- Born: 1939 Jerusalem, Mandatory Palestine
- Died: 30 June 2022 (aged 82–83) Amman, Jordan
- Occupation: Militant
- Organization: General Union of Palestinian Women; Popular Front for the Liberation of Palestine; ;
- Political party: Arab Nationalist Movement

= Widad Qamari =

Palestinian militant (1939–2022)

Widad Yusif Qamari (وداد قمري; 1939 – 30 June 2022) was a Palestinian militant who worked with the General Union of Palestinian Women and the Popular Front for the Liberation of Palestine during their early years of existence, including in exile in Jordan. She appeared on Arab Loutfi's film Tell Your Tale, Little Bird.

==Biography==
Widad Yusif Qamari was born in 1939 in Jerusalem to a Palestinian family native to the city. She originally worked in schools run by UNRWA. An Arab nationalist, she was one of the first women activists of the Arab Nationalist Movement (ANM) and a founding member of the General Union of Palestinian Women, and she promoted national political movements towards people at UNRWA schools and other Palestinian women. She was also involved in feminist labor activism.

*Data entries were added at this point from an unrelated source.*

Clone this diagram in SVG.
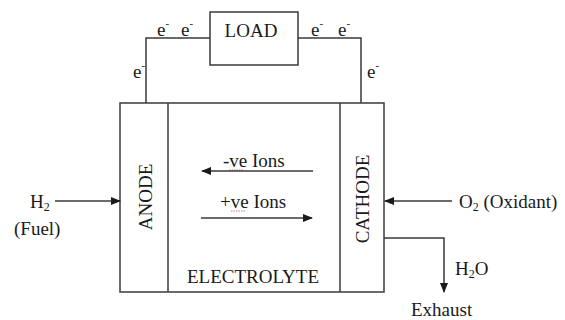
<svg xmlns="http://www.w3.org/2000/svg" width="565" height="320" viewBox="0 0 565 320">
<style>
.ln{fill:none;stroke:#3a3a3a;stroke-width:1.5}
.t{font-family:"Times New Roman",Times,"Liberation Serif",Tinos,"DejaVu Serif",serif;font-size:19px;fill:#1a1a1a}
.sup{font-size:11px}
.sub{font-size:12px}
.sq{fill:none;stroke:#e05050;stroke-width:0.8;stroke-dasharray:1.5 1}
</style>
<defs>
<marker id="ah" markerWidth="10" markerHeight="8" refX="9" refY="4" orient="auto" markerUnits="userSpaceOnUse">
<path d="M0,0 L10,4 L0,8 Z" fill="#1a1a1a"/>
</marker>
</defs>
<rect width="565" height="320" fill="#ffffff"/>

<g id="cell">
<rect class="ln" x="120" y="103" width="264" height="189"/>
</g>
<g id="anode">
<line class="ln" x1="168" y1="103" x2="168" y2="292"/>
<text class="t" text-anchor="middle" transform="translate(152,197) rotate(-90)">ANODE</text>
</g>
<g id="cathode">
<line class="ln" x1="340" y1="103" x2="340" y2="292"/>
<text class="t" text-anchor="middle" transform="translate(369,199) rotate(-90)">CATHODE</text>
</g>
<g id="electrolyte">
<text class="t" x="253" y="283" text-anchor="middle">ELECTROLYTE</text>
<text class="t" x="223" y="167">-ve Ions</text>
<path class="sq" d="M229,170 L244,170"/>
<text class="t" x="220" y="208">+ve Ions</text>
<path class="sq" d="M231,211 L246,211"/>
</g>
<g id="load">
<rect class="ln" x="210" y="12" width="88" height="53"/>
<text class="t" x="251" y="37" text-anchor="middle">LOAD</text>
</g>
<g id="labels">
<text class="t" x="157" y="36">e<tspan class="sup" dy="-9">-</tspan></text>
<text class="t" x="181" y="36">e<tspan class="sup" dy="-9">-</tspan></text>
<text class="t" x="311" y="36">e<tspan class="sup" dy="-9">-</tspan></text>
<text class="t" x="338" y="36">e<tspan class="sup" dy="-9">-</tspan></text>
<text class="t" x="133" y="78">e<tspan class="sup" dy="-9">-</tspan></text>
<text class="t" x="367" y="78">e<tspan class="sup" dy="-9">-</tspan></text>
<text class="t" x="30" y="208">H<tspan class="sub" dy="3">2</tspan></text>
<text class="t" x="14" y="235">(Fuel)</text>
<text class="t" x="459" y="208">O<tspan class="sub" dy="3">2</tspan><tspan dy="-3"> (Oxidant)</tspan></text>
<text class="t" x="455" y="275">H<tspan class="sub" dy="3">2</tspan><tspan dy="-3">O</tspan></text>
<text class="t" x="411" y="316">Exhaust</text>
</g>
<g id="connectors">
<polyline class="ln" points="146,103 146,38 210,38"/>
<polyline class="ln" points="298,38 361,38 361,103"/>
<line class="ln" x1="55" y1="201" x2="120" y2="201" marker-end="url(#ah)"/>
<line class="ln" x1="452" y1="201" x2="385" y2="201" marker-end="url(#ah)"/>
<line class="ln" x1="313" y1="171" x2="202" y2="171" marker-end="url(#ah)"/>
<line class="ln" x1="201" y1="218" x2="312" y2="218" marker-end="url(#ah)"/>
<polyline class="ln" points="384,238 444,238 444,292" marker-end="url(#ah)"/>
</g>
</svg>
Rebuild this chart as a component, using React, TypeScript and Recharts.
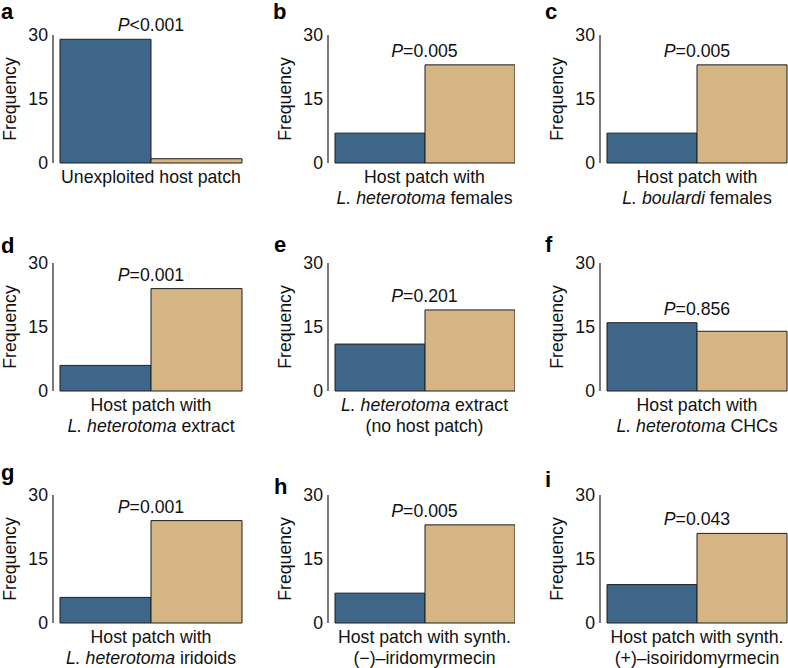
import React from 'react';
import { BarChart, Bar, XAxis, YAxis, ReferenceDot } from 'recharts';

const FONT = '"Liberation Sans", Arial, Helvetica, sans-serif';
const BLUE = '#3e6689';
const TAN = '#d4b583';
const EDGE = '#1e1e1e';
const INK = '#111111';

// ---- data ----
const panelLetters = ['a', 'b', 'c', 'd', 'e', 'f', 'g', 'h', 'i'];
const conditionLines: string[][] = [
  ['Unexploited host patch'],
  ['Host patch with', '*L. heterotoma* females'],
  ['Host patch with', '*L. boulardi* females'],
  ['Host patch with', '*L. heterotoma* extract'],
  ['*L. heterotoma* extract', '(no host patch)'],
  ['Host patch with', '*L. heterotoma* CHCs'],
  ['Host patch with', '*L. heterotoma* iridoids'],
  ['Host patch with synth.', '(\u2212)\u2013iridomyrmecin'],
  ['Host patch with synth.', '(+)\u2013isoiridomyrmecin'],
];
const blueValues = [29, 7, 7, 6, 11, 16, 6, 7, 9];
const tanValues = [1, 23, 23, 24, 19, 14, 24, 23, 21];
const pValues = ['<0.001', '=0.005', '=0.005', '=0.001', '=0.201', '=0.856', '=0.001', '=0.005', '=0.043'];
const yTicks = [0, 15, 30];
const yDomain: [number, number] = [0, 30];

// ---- layout ----
const COLS = [
  { axisX: 53, right: 242 },
  { axisX: 328, right: 514 },
  { axisX: 600, right: 787 },
];
const ROW_TOPS = [35, 263, 495];
const PLOT_H = 128;
const YW = 55;
const MT = 30;
const XH = 52;
const FS = 17.7;

const LETTER_POS = [
  [1, 19], [273, 19], [545, 19],
  [1, 253], [274, 252], [545, 252],
  [1, 480], [274, 494], [545, 487],
];

function rich(text: string) {
  const parts = text.split('*');
  return parts.map((s, i) =>
    s === '' ? null : (
      <tspan key={i} fontStyle={i % 2 === 1 ? 'italic' : 'normal'}>
        {s}
      </tspan>
    )
  );
}

const renderTick = (props: any) => {
  const { x, y, payload } = props;
  const lines = String(payload.value).split('\n');
  return (
    <g>
      {lines.map((ln, i) => (
        <text
          key={i}
          x={x}
          y={y + 20 + i * 21}
          textAnchor="middle"
          fontSize={FS}
          fontFamily={FONT}
          fill={INK}
        >
          {rich(ln)}
        </text>
      ))}
    </g>
  );
};

const makePLabel = (p: string) => (props: any) => {
  const vb = props.viewBox || {};
  const x = vb.x ?? 0;
  const y = vb.y ?? 0;
  return (
    <text x={x} y={y - 8} textAnchor="middle" fontSize={FS} fontFamily={FONT} fill={INK}>
      <tspan fontStyle="italic">P</tspan>
      {p}
    </text>
  );
};

const freqLabel = (props: any) => {
  const vb = props.viewBox || { x: 0, y: MT, width: YW, height: PLOT_H };
  const cx = vb.x + vb.width - 43;
  const cy = vb.y + vb.height / 2;
  return (
    <text
      x={cx}
      y={cy}
      transform={`rotate(-90 ${cx} ${cy})`}
      textAnchor="middle"
      dominantBaseline="central"
      fontSize={FS}
      fontFamily={FONT}
      fill={INK}
    >
      Frequency
    </text>
  );
};

function Panel({ idx }: { idx: number }) {
  const col = COLS[idx % 3];
  const rowTop = ROW_TOPS[Math.floor(idx / 3)];
  const left = col.axisX - YW;
  const top = rowTop - MT;
  const width = col.right - left + 1;
  const height = MT + PLOT_H + XH;
  const name = conditionLines[idx].join('\n');
  const data = [{ name, blue: blueValues[idx], tan: tanValues[idx] }];
  const maxV = Math.max(blueValues[idx], tanValues[idx]);
  return (
    <div style={{ position: 'absolute', left, top, width, height }}>
      <BarChart
        width={width}
        height={height}
        data={data}
        margin={{ top: MT, right: 1, bottom: 0, left: 0 }}
        barGap={0}
        barCategoryGap={0}
      >
        <XAxis
          dataKey="name"
          type="category"
          axisLine={false}
          tickLine={false}
          tickSize={0}
          tickMargin={0}
          height={XH}
          padding={{ left: 7, right: 0 }}
          interval={0}
          tick={renderTick}
        />
        <YAxis
          type="number"
          domain={yDomain}
          ticks={yTicks}
          interval={0}
          width={YW}
          tickLine={false}
          tickSize={0}
          tickMargin={5}
          axisLine={{ stroke: '#222', strokeWidth: 1.2 }}
          tick={{ fill: INK, fontSize: FS, fontFamily: FONT }}
          label={freqLabel}
        />
        <Bar dataKey="blue" fill={BLUE} stroke={EDGE} strokeWidth={1} isAnimationActive={false} />
        <Bar dataKey="tan" fill={TAN} stroke={EDGE} strokeWidth={1} isAnimationActive={false} />
        <ReferenceDot
          x={name}
          y={maxV}
          r={0}
          fill="none"
          stroke="none"
          label={makePLabel(pValues[idx])}
        />
      </BarChart>
    </div>
  );
}

export default function App() {
  return (
    <div
      style={{
        position: 'fixed',
        left: 0,
        top: 0,
        width: 788,
        height: 668,
        overflow: 'hidden',
        background: '#fff',
      }}
    >
      {panelLetters.map((_, i) => (
        <Panel key={i} idx={i} />
      ))}
      <svg
        width={788}
        height={668}
        style={{ position: 'absolute', left: 0, top: 0, pointerEvents: 'none' }}
      >
        {panelLetters.map((l, i) => (
          <text
            key={l}
            x={LETTER_POS[i][0]}
            y={LETTER_POS[i][1]}
            fontSize={22}
            fontWeight="bold"
            fontFamily={FONT}
            fill="#000"
          >
            {l}
          </text>
        ))}
      </svg>
    </div>
  );
}
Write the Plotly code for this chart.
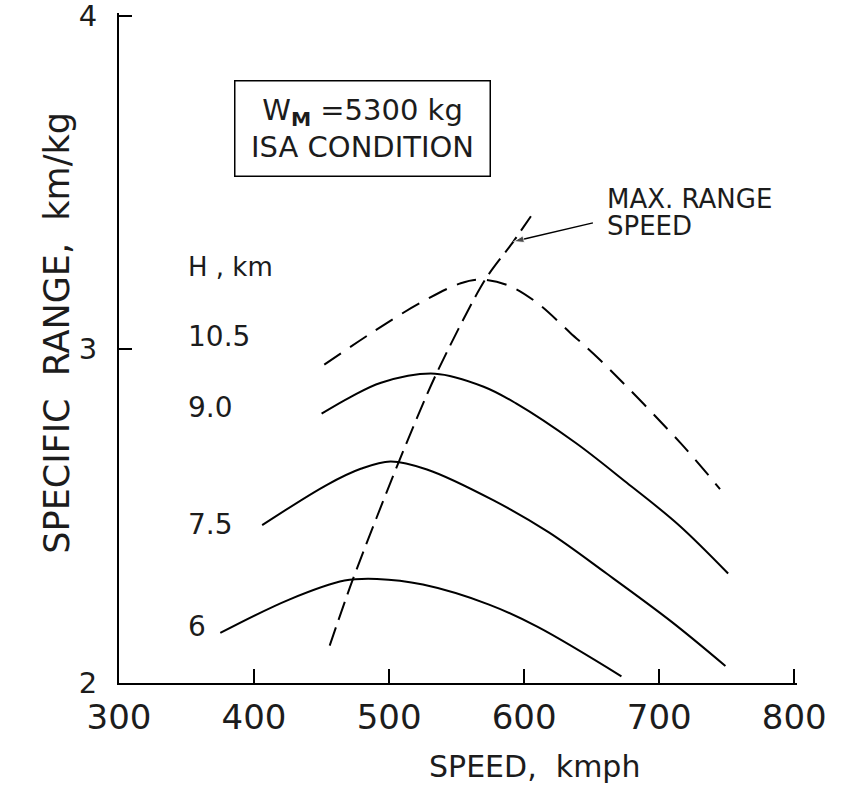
import plotly.graph_objects as go

# ---- data (speed in km/h, specific range in km/kg) ----
speed_h6 = [375, 426, 467, 491, 525, 574, 610, 672]
sr_h6 = [2.15, 2.25, 2.307, 2.312, 2.295, 2.235, 2.168, 2.02]

speed_h75 = [406, 454, 479, 501, 528, 577, 618, 661, 709, 749]
sr_h75 = [2.473, 2.594, 2.642, 2.664, 2.640, 2.548, 2.452, 2.328, 2.184, 2.051]

speed_h9 = [450, 471, 494, 534, 570, 594, 638, 676, 714, 751]
sr_h9 = [2.807, 2.856, 2.90, 2.927, 2.888, 2.838, 2.72, 2.60, 2.475, 2.328]

speed_h105 = [452, 488, 523, 553, 568, 588, 610, 634, 657, 716, 745]
sr_h105 = [2.954, 3.052, 3.139, 3.198, 3.209, 3.192, 3.138, 3.050, 2.965, 2.718, 2.581]

speed_maxr = [456, 473, 508, 535, 571, 592, 605]
sr_maxr = [2.112, 2.309, 2.671, 2.927, 3.208, 3.323, 3.399]

arrow_speed = [650.9, 592.1]
arrow_sr = [3.379, 3.323]

altitude_labels = ["10.5", "9.0", "7.5", "6"]
altitude_label_sr = [3.037, 2.826, 2.476, 2.169]
label_speed = 349.3

x_ticks = [300, 400, 500, 600, 700, 800]
y_ticks = [2, 3, 4]

FONT = "DejaVu Sans"
INK = "#1c1c1c"

fig = go.Figure()

solid = dict(color="black", width=2, shape="spline", smoothing=1.0)
for xs, ys in [(speed_h6, sr_h6), (speed_h75, sr_h75), (speed_h9, sr_h9)]:
    fig.add_trace(go.Scatter(x=xs, y=ys, mode="lines", line=solid,
                             showlegend=False, hoverinfo="skip"))

fig.add_trace(go.Scatter(x=speed_h105, y=sr_h105, mode="lines",
                         line=dict(color="black", width=2, shape="spline",
                                   smoothing=1.0, dash="20px,11px"),
                         showlegend=False, hoverinfo="skip"))
fig.add_trace(go.Scatter(x=speed_maxr, y=sr_maxr, mode="lines",
                         line=dict(color="black", width=2, shape="spline",
                                   smoothing=0.8, dash="19px,8px"),
                         showlegend=False, hoverinfo="skip"))
# pointer arrow to the max range speed line
fig.add_trace(go.Scatter(x=arrow_speed, y=arrow_sr, mode="lines+markers",
                         line=dict(color="black", width=1.5),
                         marker=dict(symbol=["circle", "arrow"], size=[0, 11],
                                     angleref="previous", color="black"),
                         showlegend=False, hoverinfo="skip"))

ann = []
# box with weight and condition
ann.append(dict(x=480.2, y=3.661, xref="x", yref="y",
                text="W<sub><b>M</b></sub> =5300 kg<br>ISA CONDITION",
                showarrow=False, font=dict(family=FONT, size=29, color=INK),
                bordercolor="black", borderwidth=1.5, borderpad=9,
                width=236, height=76, align="center", bgcolor="white"))
# H, km label
ann.append(dict(x=label_speed, y=3.248, xref="x", yref="y", text="H , km",
                showarrow=False, xanchor="left", yanchor="middle",
                font=dict(family=FONT, size=26, color=INK)))
for t, yv in zip(altitude_labels, altitude_label_sr):
    ann.append(dict(x=label_speed, y=yv, xref="x", yref="y", text=t,
                    showarrow=False, xanchor="left", yanchor="middle",
                    font=dict(family=FONT, size=28, color=INK)))
# max range speed label
ann.append(dict(x=659.5, y=3.450, xref="x", yref="y", text="MAX. RANGE",
                showarrow=False, xanchor="left", yanchor="middle",
                font=dict(family=FONT, size=26, color=INK)))
ann.append(dict(x=659.7, y=3.369, xref="x", yref="y", text="SPEED",
                showarrow=False, xanchor="left", yanchor="middle",
                font=dict(family=FONT, size=26, color=INK)))
# axis titles
ann.append(dict(x=607.8, y=0, xref="x", yref="paper", yshift=-83,
                text="SPEED,  kmph", showarrow=False, yanchor="middle",
                font=dict(family=FONT, size=30, color=INK)))
ann.append(dict(x=0, y=3.05, xref="paper", yref="y", xshift=-62,
                text="SPECIFIC  RANGE,  km/kg", showarrow=False,
                textangle=-90, xanchor="center", yanchor="middle",
                font=dict(family=FONT, size=35, color=INK)))

fig.update_layout(
    width=845, height=786,
    margin=dict(l=119, r=48, t=13, b=103, autoexpand=False),
    paper_bgcolor="white", plot_bgcolor="white",
    annotations=ann,
    xaxis=dict(range=[300, 802], showline=True, linecolor="black",
               linewidth=2, ticks="inside", ticklen=14, tickwidth=1.5,
               tickcolor="black", tickvals=x_ticks,
               ticktext=[str(v) for v in x_ticks], automargin=False,
               showgrid=False, zeroline=False, ticklabelstandoff=3,
               ticklabeloverflow="allow",
               tickfont=dict(family=FONT, size=34, color=INK)),
    yaxis=dict(range=[2, 4.008], showline=True, linecolor="black",
               linewidth=2, ticks="inside", ticklen=13, tickwidth=1.5,
               tickcolor="black", tickvals=y_ticks,
               ticktext=[str(v) for v in y_ticks], automargin=False,
               showgrid=False, zeroline=False, ticklabelstandoff=14,
               ticklabeloverflow="allow",
               tickfont=dict(family=FONT, size=29, color=INK)),
)

fig.write_html("out.html", config={"displayModeBar": False},
               post_script="document.body.style.margin='0px';")
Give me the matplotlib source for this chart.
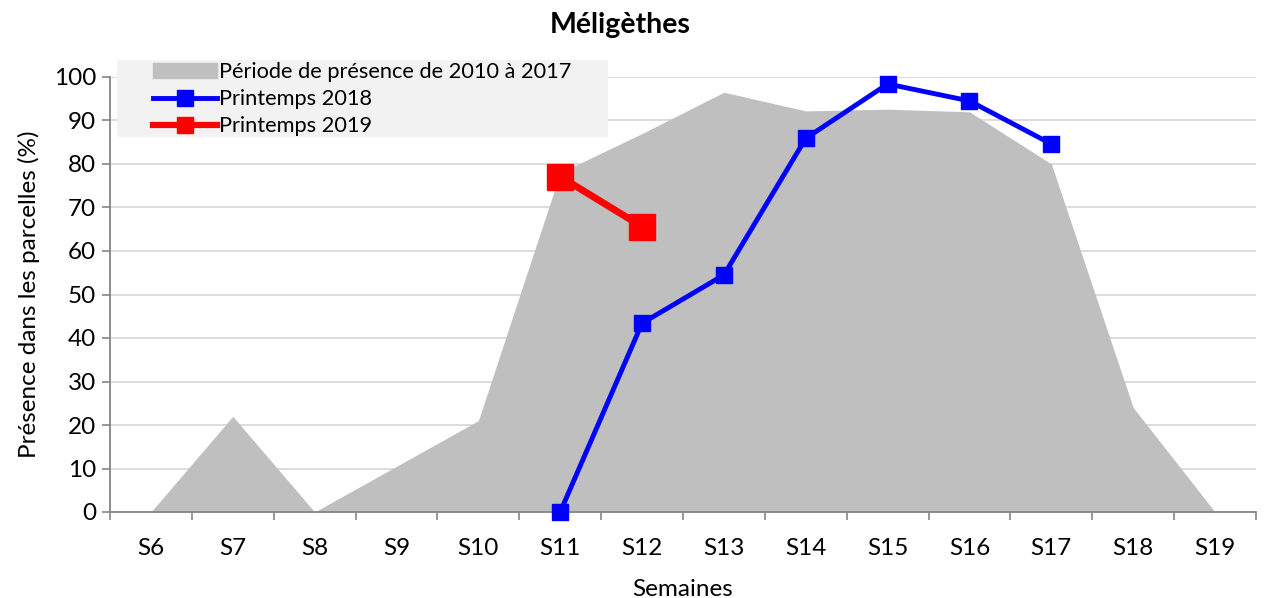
import numpy as np
import matplotlib.pyplot as plt
from matplotlib.patches import Patch, Rectangle

plt.rcParams['font.family'] = ['Lato', 'DejaVu Sans']

# ---------------- données ----------------
semaines = ['S6', 'S7', 'S8', 'S9', 'S10', 'S11', 'S12', 'S13',
            'S14', 'S15', 'S16', 'S17', 'S18', 'S19']
periode_2010_2017 = [0, 22, 0, 10.5, 21, 78, 87, 96.5, 92.2, 92.6, 92, 80, 24, 0]
printemps_2018 = [0, 43.4, 54.5, 85.9, 98.4, 94.5, 84.6]   # S11 -> S17
printemps_2019 = [77.1, 65.6]                             # S11 -> S12

x = np.arange(len(semaines))
x_2018 = x[5:5 + len(printemps_2018)]
x_2019 = x[5:5 + len(printemps_2019)]

W, H = 1266, 598
fig = plt.figure(figsize=(W / 100, H / 100), dpi=100)
ax = fig.add_axes([110 / W, 1 - 512 / H, 1146 / W, 435 / H])

ax.fill_between(x, periode_2010_2017, 0, color='#bfbfbf', linewidth=0, zorder=2)
ax.plot(x_2018, printemps_2018, color='#0000ff', lw=3.5, marker='s', ms=12,
        zorder=4, clip_on=False)
ax.plot(x_2019, printemps_2019, color='#ff0000', lw=5, marker='s', ms=18.5,
        zorder=4, clip_on=False)

ax.set_xlim(-0.5, len(semaines) - 0.5)
ax.set_ylim(0, 100)
ax.set_yticks(range(0, 101, 10))
ax.set_xticks(x)
ax.set_xticklabels(semaines)
ax.set_xticks(np.arange(-0.5, len(semaines)), minor=True)
ax.tick_params(axis='x', which='major', length=0, pad=19, labelsize=17.5)
ax.tick_params(axis='x', which='minor', length=6, width=1.2, color='#868686')
ax.tick_params(axis='y', length=6, width=1.2, color='#868686', labelsize=17.5, pad=4)

ax.grid(axis='y', color='#d9d9d9', lw=1.3, zorder=0)
ax.set_axisbelow(True)
for s in ['top', 'right']:
    ax.spines[s].set_visible(False)
for s in ['left', 'bottom']:
    ax.spines[s].set_color('#868686')
    ax.spines[s].set_linewidth(1.3)

fig.text(620 / W, 1 - 25 / H, 'Méligèthes', fontsize=20.5, fontweight='bold',
         ha='center', va='center')
ax.set_xlabel('Semaines', fontsize=17.5, labelpad=14)
ax.set_ylabel('Présence dans les parcelles (%)', fontsize=17.5, labelpad=10)

# fond gris clair de la légende
fig.patches.append(Rectangle((117 / W, 1 - 137 / H), 491 / W, 77 / H,
                             transform=fig.transFigure, facecolor='#f2f2f2',
                             edgecolor='none', zorder=9))

handles = [Patch(color='#bfbfbf'),
           plt.Line2D([], [], color='#0000ff', lw=3.5, marker='s', ms=11),
           plt.Line2D([], [], color='#ff0000', lw=4.5, marker='s', ms=12)]
labels = ['Période de présence de 2010 à 2017', 'Printemps 2018', 'Printemps 2019']
leg = fig.legend(handles, labels, loc='upper left',
                 bbox_to_anchor=(150 / W, 1 - 59 / H), fontsize=15.7,
                 frameon=False, handlelength=2.9, handletextpad=0.1,
                 labelspacing=0.32, borderpad=0.15, borderaxespad=0)
leg.set_zorder(10)

fig.savefig('out.png', dpi=100)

She was persecuted due to her activism, for which she was once arrested in 1966. Following the end of the Six-Day War, Israeli authorities connected her to the Palestinian militants whom she had supplied weapons to, and they subsequently issued her a deportation order; she therefore fled to bordering Jordan, and she later became considered a part of the foundation of the Popular Front for the Liberation of Palestine (PFLP). Her work with the PFLP includes many of Wadie Haddad's missions, as well as the prison break of Secretary-General George Habash.

Shms News Agency noted that she was known "by all fighters from all factions as having a revolutionary purity and a high capacity for covert action and preparation for armed struggle within the occupied territories, from the very beginning of her resistance." The Palestinian Refugees Portal called her "struggle [...] an inspiration to many Palestinian women of her generation and subsequent generations in the Popular Front". Her autobiography was also the inspiration for Ghassan Kanafani's novel Barquq Naysan (1972).

In 1982, Saudi authorities arrested her due to her connections with the PFLP. After being released from prison in 1986, she become one of the early members of the Union of Palestinian Women's Committees after she moved to Damascus. She later returned to Palestine, where she worked at the Palestine Research Center as a librarian. In 1990, she moved back to Jordan. Despite her initial reluctance to talk about her experience with the movement, including with the media, she eventually agreed to appear on Arab Loutfi's film Tell Your Tale, Little Bird.

She was also close to George Habash's wife Hilda.

She died in Amman on 30 June 2022; she was 83.